All schools need trained careers teachers, says charity
All schools in England should have a teacher trained to give high-quality careers advice, particularly to poorer pupils, says a charity.
Without a fresh effort, careers advice in schools will remain "fragmented and ineffective", says Teach First.
Schools should be held to account for what their pupils are doing two years after GCSEs, it adds.
Education Secretary Nicky Morgan said she agreed schools needed additional support to boost careers advice.
Teach First, which trains high-achieving new graduates to work in challenging schools, launched the report alongside a new careers guidance programme for its own teaching recruits.
The charity says teachers should be at the heart of careers education with the support of policy makers and businesses.
It says pupils from disadvantaged backgrounds are particularly likely to lose out from poor careers guidance.
The proportion of poorer young people not in education, employment or training after the age of 16, is five times that of their wealthier classmates according to the charity's analysis of official figures.
It wants to see a teacher or member of middle management trained to take the lead on careers guidance in every school.
This would allow them to build and manage links with employers, businesses and independent careers experts and ensure children learn about the working world.
Jude Heaton, Teach First's director for higher education access and employability, said the need for better careers and employability education had "acute moral and economic implications for all of us".
"As those best placed to support children with their aspirations and careers choices, teachers are at the core of any lasting solution, yet too often when we talk about the paths in life that are right for young people, teachers are an afterthought. This needs to change."
He said with the right support, training, and incentives to support pupils with careers learning, teachers could be a "crucial part of the careers puzzle".

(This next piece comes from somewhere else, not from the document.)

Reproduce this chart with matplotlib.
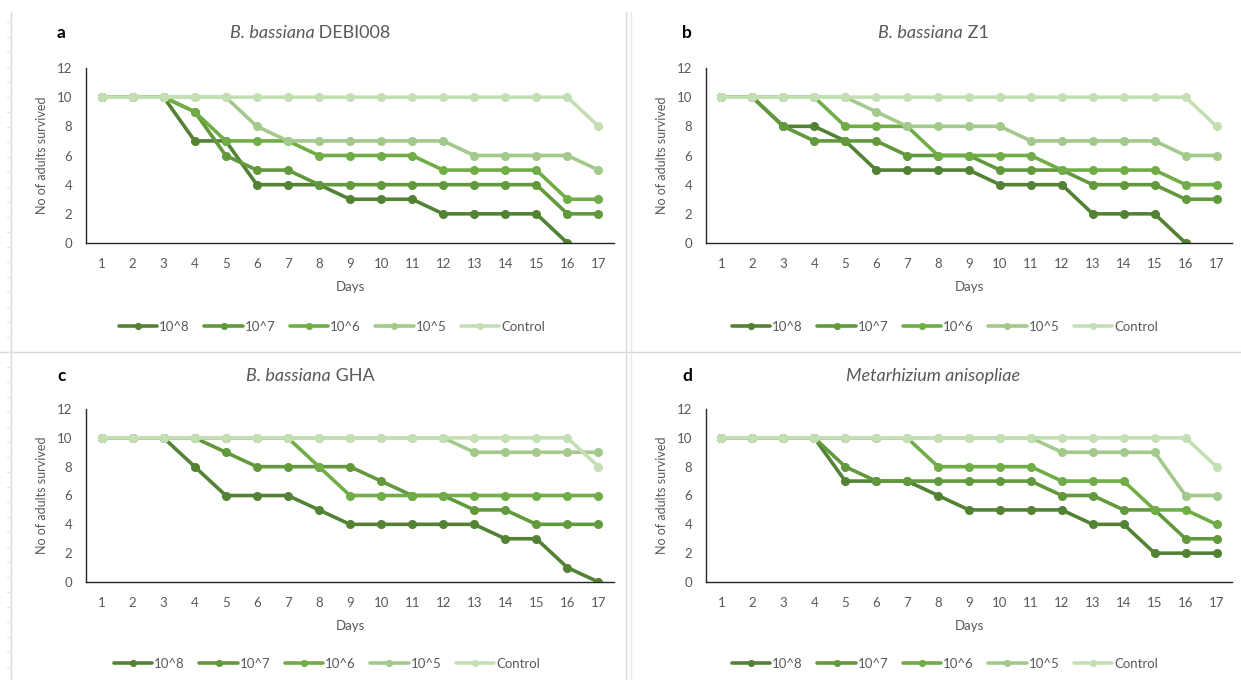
import numpy as np
import matplotlib.pyplot as plt
from matplotlib.lines import Line2D

plt.rcParams['font.family'] = ['Lato', 'DejaVu Sans']

nan = np.nan
days = list(range(1, 18))
series_names = ['10^8', '10^7', '10^6', '10^5', 'Control']
colors = ['#548235', '#62993d', '#70ad47', '#a3c98c', '#c5dfb5']

# panel a - B. bassiana DEBI008
a_1e8 = [10, 10, 10, 7, 7, 4, 4, 4, 3, 3, 3, 2, 2, 2, 2, 0, nan]
a_1e7 = [10, 10, 10, 9, 6, 5, 5, 4, 4, 4, 4, 4, 4, 4, 4, 2, 2]
a_1e6 = [10, 10, 10, 9, 7, 7, 7, 6, 6, 6, 6, 5, 5, 5, 5, 3, 3]
a_1e5 = [10, 10, 10, 10, 10, 8, 7, 7, 7, 7, 7, 7, 6, 6, 6, 6, 5]
a_ctl = [10, 10, 10, 10, 10, 10, 10, 10, 10, 10, 10, 10, 10, 10, 10, 10, 8]

# panel b - B. bassiana Z1
b_1e8 = [10, 10, 8, 8, 7, 5, 5, 5, 5, 4, 4, 4, 2, 2, 2, 0, nan]
b_1e7 = [10, 10, 8, 7, 7, 7, 6, 6, 6, 5, 5, 5, 4, 4, 4, 3, 3]
b_1e6 = [10, 10, 10, 10, 8, 8, 8, 6, 6, 6, 6, 5, 5, 5, 5, 4, 4]
b_1e5 = [10, 10, 10, 10, 10, 9, 8, 8, 8, 8, 7, 7, 7, 7, 7, 6, 6]
b_ctl = [10, 10, 10, 10, 10, 10, 10, 10, 10, 10, 10, 10, 10, 10, 10, 10, 8]

# panel c - B. bassiana GHA
c_1e8 = [10, 10, 10, 8, 6, 6, 6, 5, 4, 4, 4, 4, 4, 3, 3, 1, 0]
c_1e7 = [10, 10, 10, 10, 9, 8, 8, 8, 8, 7, 6, 6, 5, 5, 4, 4, 4]
c_1e6 = [10, 10, 10, 10, 10, 10, 10, 8, 6, 6, 6, 6, 6, 6, 6, 6, 6]
c_1e5 = [10, 10, 10, 10, 10, 10, 10, 10, 10, 10, 10, 10, 9, 9, 9, 9, 9]
c_ctl = [10, 10, 10, 10, 10, 10, 10, 10, 10, 10, 10, 10, 10, 10, 10, 10, 8]

# panel d - Metarhizium anisopliae
d_1e8 = [10, 10, 10, 10, 7, 7, 7, 6, 5, 5, 5, 5, 4, 4, 2, 2, 2]
d_1e7 = [10, 10, 10, 10, 8, 7, 7, 7, 7, 7, 7, 6, 6, 5, 5, 3, 3]
d_1e6 = [10, 10, 10, 10, 10, 10, 10, 8, 8, 8, 8, 7, 7, 7, 5, 5, 4]
d_1e5 = [10, 10, 10, 10, 10, 10, 10, 10, 10, 10, 10, 9, 9, 9, 9, 6, 6]
d_ctl = [10, 10, 10, 10, 10, 10, 10, 10, 10, 10, 10, 10, 10, 10, 10, 10, 8]

# (italic part, upright part) of each title
panels = [
    ('a', 'B. bassiana', ' DEBI008', [a_1e8, a_1e7, a_1e6, a_1e5, a_ctl]),
    ('b', 'B. bassiana', ' Z1', [b_1e8, b_1e7, b_1e6, b_1e5, b_ctl]),
    ('c', 'B. bassiana', ' GHA', [c_1e8, c_1e7, c_1e6, c_1e5, c_ctl]),
    ('d', 'Metarhizium anisopliae', '', [d_1e8, d_1e7, d_1e6, d_1e5, d_ctl]),
]

W, H = 1241, 680
fig = plt.figure(figsize=(W / 100, H / 100), dpi=100)
renderer = fig.canvas.get_renderer()

# pixel boxes: left, right, top, bottom of the plot area
boxes = [(86, 614, 68, 243), (706, 1232, 68, 243),
         (86, 614, 409, 582), (706, 1232, 409, 582)]
panel_x = [(0, 620), (626, 1241), (0, 620), (626, 1241)]
title_y = [33, 33, 376, 376]
legend_y = [327, 327, 664, 664]
legend_x = [332, 945, 327, 945]
letter_x = [57, 682, 57, 682]
grey = '#595959'

for i, (letter, t_it, t_rm, vals) in enumerate(panels):
    l, r, t, b = boxes[i]
    ax = fig.add_axes([l / W, 1 - b / H, (r - l) / W, (b - t) / H])
    for name, v, c in zip(series_names, vals, colors):
        ax.plot(days, v, color=c, lw=2.6, marker='o', ms=5.5, label=name,
                solid_capstyle='round')
    ax.set_xlim(0.5, 17.5)
    ax.set_ylim(0, 12)
    ax.set_xticks(days)
    ax.set_yticks(range(0, 13, 2))
    ax.tick_params(length=0, labelsize=9.5, labelcolor=grey)
    ax.tick_params(axis='x', pad=11)
    ax.tick_params(axis='y', pad=10)
    for s in ['top', 'right']:
        ax.spines[s].set_visible(False)
    for s in ['left', 'bottom']:
        ax.spines[s].set_color('#262626')
        ax.spines[s].set_linewidth(1.0)
    ax.set_xlabel('Days', fontsize=9.5, color=grey, labelpad=8)
    ax.set_ylabel('No of adults survived', fontsize=9, color=grey, labelpad=6)
    ax.patch.set_alpha(0)

    # title: italic species name followed by upright strain code, centred as a whole
    px0, px1 = panel_x[i]
    ty = 1 - title_y[i] / H
    t1 = fig.text(0, ty, t_it, fontsize=13, style='italic', color=grey,
                  ha='left', va='center')
    t2 = fig.text(0, ty, t_rm, fontsize=13, color=grey, ha='left', va='center')
    w1 = t1.get_window_extent(renderer).width if t_it else 0
    w2 = t2.get_window_extent(renderer).width if t_rm else 0
    x0 = (px0 + px1) / 2 - (w1 + w2) / 2
    t1.set_x(x0 / W)
    t2.set_x((x0 + w1) / W)

    fig.text(letter_x[i] / W, ty, letter, fontsize=12.5,
             fontweight='bold', color='black', ha='left', va='center')
    handles, labels = ax.get_legend_handles_labels()
    fig.legend(handles, labels, loc='center', ncol=5, frameon=False,
               bbox_to_anchor=(legend_x[i] / W, 1 - legend_y[i] / H),
               fontsize=9.5, labelcolor=grey, handlelength=2.9,
               handletextpad=0.15, columnspacing=1.1, markerscale=0.75)

# frame lines around the chart group
line_c = '#d9d9d9'
fig.add_artist(Line2D([626 / W, 626 / W], [1 - 12 / H, 0], color=line_c, lw=1))
fig.add_artist(Line2D([631 / W, 631 / W], [1 - 12 / H, 0], color='#e8e8e8', lw=1))
fig.add_artist(Line2D([0, 1], [1 - 352 / H, 1 - 352 / H], color=line_c, lw=1))
fig.add_artist(Line2D([11 / W, 11 / W], [1 - 12 / H, 0], color=line_c, lw=1))
for yy in np.arange(22, 680, 15):
    fig.add_artist(Line2D([7 / W, 11 / W], [1 - yy / H, 1 - yy / H],
                          color='#e3e3e3', lw=0.8))

fig.savefig('out.png', dpi=100)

"But teachers can't do it alone. The long-term systemic change necessary, requires efforts from policymakers, employers, and rest of civil society. It is time for all of us to act."
Mrs Morgan said some schools and colleges were already doing "fantastic work" to ensure students acquired the knowledge and skills employers needed.

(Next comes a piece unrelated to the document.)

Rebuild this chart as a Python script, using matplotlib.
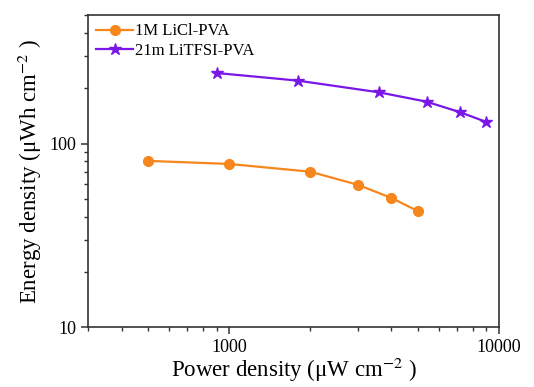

But provision was too often "patchy and in some places inadequate".
"Busy schools and teachers do not always have the time or training to give this crucial area the focus they should," she added.
"It is clear that many schools and colleges need additional support if we are to ensure every young person, regardless of background, receives the life-changing advice and inspiration that they need to fulfil their potential and succeed in life."

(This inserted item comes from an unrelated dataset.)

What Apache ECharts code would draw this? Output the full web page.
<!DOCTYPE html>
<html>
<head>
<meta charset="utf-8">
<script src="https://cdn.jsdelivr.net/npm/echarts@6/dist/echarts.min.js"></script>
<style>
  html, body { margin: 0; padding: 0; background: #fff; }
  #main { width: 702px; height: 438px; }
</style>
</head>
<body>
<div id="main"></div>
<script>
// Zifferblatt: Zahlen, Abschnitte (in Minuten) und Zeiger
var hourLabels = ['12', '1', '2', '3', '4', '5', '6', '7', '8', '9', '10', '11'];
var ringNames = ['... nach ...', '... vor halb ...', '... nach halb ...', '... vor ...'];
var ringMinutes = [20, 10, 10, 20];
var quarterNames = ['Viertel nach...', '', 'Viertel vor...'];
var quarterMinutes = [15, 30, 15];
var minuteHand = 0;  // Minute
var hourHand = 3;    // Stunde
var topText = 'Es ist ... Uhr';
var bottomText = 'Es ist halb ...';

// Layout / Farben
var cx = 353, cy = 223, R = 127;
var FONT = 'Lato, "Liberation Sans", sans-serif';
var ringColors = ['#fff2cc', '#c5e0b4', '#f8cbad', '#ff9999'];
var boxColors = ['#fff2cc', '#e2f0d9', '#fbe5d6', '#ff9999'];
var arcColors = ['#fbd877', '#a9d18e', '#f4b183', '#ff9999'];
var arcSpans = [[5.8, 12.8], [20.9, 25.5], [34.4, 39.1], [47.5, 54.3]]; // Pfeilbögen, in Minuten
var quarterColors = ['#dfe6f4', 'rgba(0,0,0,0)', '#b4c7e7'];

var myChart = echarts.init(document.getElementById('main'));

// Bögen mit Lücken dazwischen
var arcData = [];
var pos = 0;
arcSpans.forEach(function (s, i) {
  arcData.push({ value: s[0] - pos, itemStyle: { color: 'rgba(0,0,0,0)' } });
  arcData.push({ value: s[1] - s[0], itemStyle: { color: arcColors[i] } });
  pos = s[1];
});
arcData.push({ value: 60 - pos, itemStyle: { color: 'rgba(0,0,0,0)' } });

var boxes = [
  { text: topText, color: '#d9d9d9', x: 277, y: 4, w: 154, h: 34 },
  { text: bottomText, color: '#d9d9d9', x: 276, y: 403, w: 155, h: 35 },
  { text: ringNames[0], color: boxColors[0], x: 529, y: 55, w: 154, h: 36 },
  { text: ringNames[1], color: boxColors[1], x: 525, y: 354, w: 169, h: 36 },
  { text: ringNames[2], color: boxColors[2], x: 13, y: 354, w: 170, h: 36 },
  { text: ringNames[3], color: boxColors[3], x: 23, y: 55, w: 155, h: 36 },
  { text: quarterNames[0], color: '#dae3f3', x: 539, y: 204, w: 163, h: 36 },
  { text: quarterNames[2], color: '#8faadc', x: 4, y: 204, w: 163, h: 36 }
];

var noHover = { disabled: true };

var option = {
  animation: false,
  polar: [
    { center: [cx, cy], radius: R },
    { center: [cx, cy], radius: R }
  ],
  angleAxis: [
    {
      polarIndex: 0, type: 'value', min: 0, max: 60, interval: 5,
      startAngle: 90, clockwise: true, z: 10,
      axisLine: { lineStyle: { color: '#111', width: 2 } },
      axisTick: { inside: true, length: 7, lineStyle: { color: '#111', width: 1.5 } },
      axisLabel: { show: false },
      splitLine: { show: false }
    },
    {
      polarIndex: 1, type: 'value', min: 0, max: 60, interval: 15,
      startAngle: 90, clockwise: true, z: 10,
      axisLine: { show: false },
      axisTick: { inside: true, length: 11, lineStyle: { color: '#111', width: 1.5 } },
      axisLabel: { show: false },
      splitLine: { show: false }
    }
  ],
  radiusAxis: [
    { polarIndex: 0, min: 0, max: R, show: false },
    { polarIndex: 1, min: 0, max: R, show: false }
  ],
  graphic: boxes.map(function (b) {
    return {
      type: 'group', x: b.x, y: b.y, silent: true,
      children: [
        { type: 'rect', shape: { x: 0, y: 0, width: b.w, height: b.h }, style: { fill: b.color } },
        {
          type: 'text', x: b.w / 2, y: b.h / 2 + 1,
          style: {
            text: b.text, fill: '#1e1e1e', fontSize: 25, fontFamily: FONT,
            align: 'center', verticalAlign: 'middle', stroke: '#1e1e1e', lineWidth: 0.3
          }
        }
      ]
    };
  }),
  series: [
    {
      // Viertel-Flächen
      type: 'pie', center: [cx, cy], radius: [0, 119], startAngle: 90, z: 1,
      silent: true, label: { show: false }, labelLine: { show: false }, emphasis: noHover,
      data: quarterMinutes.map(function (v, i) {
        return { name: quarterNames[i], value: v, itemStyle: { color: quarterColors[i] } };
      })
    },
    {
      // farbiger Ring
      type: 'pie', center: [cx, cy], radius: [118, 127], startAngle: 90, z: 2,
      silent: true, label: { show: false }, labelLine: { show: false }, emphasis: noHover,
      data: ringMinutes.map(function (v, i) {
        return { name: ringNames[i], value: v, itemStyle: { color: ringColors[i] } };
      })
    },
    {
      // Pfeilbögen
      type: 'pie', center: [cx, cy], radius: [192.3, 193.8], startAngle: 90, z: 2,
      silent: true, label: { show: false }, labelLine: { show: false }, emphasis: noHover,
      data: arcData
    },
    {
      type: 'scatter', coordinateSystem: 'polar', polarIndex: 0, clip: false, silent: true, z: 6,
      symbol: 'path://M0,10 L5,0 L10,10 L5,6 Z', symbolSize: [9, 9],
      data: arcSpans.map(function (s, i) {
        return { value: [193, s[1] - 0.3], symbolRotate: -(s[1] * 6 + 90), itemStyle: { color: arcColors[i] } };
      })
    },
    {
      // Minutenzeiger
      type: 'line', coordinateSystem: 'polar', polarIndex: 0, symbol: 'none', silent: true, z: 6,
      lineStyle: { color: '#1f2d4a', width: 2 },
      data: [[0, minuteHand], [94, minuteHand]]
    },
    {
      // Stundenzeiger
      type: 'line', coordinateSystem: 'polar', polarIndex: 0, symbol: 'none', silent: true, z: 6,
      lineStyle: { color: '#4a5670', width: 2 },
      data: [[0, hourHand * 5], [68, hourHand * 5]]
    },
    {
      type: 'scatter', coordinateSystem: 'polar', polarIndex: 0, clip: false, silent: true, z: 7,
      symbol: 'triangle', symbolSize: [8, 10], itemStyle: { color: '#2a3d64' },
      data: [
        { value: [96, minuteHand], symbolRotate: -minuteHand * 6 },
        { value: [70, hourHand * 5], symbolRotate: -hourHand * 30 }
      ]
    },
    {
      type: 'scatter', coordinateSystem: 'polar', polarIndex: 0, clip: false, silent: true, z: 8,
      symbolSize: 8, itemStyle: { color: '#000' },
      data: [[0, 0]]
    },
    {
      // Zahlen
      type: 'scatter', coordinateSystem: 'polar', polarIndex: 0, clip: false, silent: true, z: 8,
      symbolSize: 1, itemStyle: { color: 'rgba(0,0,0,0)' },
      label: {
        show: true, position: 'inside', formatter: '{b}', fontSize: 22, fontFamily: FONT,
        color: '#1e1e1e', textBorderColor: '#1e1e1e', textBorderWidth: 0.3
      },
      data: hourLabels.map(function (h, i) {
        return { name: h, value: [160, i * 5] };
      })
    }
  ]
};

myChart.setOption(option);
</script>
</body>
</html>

She said the government's new careers and enterprise company, announced last year, would help schools develop links with employers and improve pupils employability.
Tristram Hunt, Labour's shadow education secretary, said: "No child should be closed off from the world at the end of their street. But all too often children are being denied the information, advice and guidance that they need to make informed decisions that will shape their futures.
"This is a really exciting report by Teach First and a first-rate plan of action that puts teachers at the heart of the solution."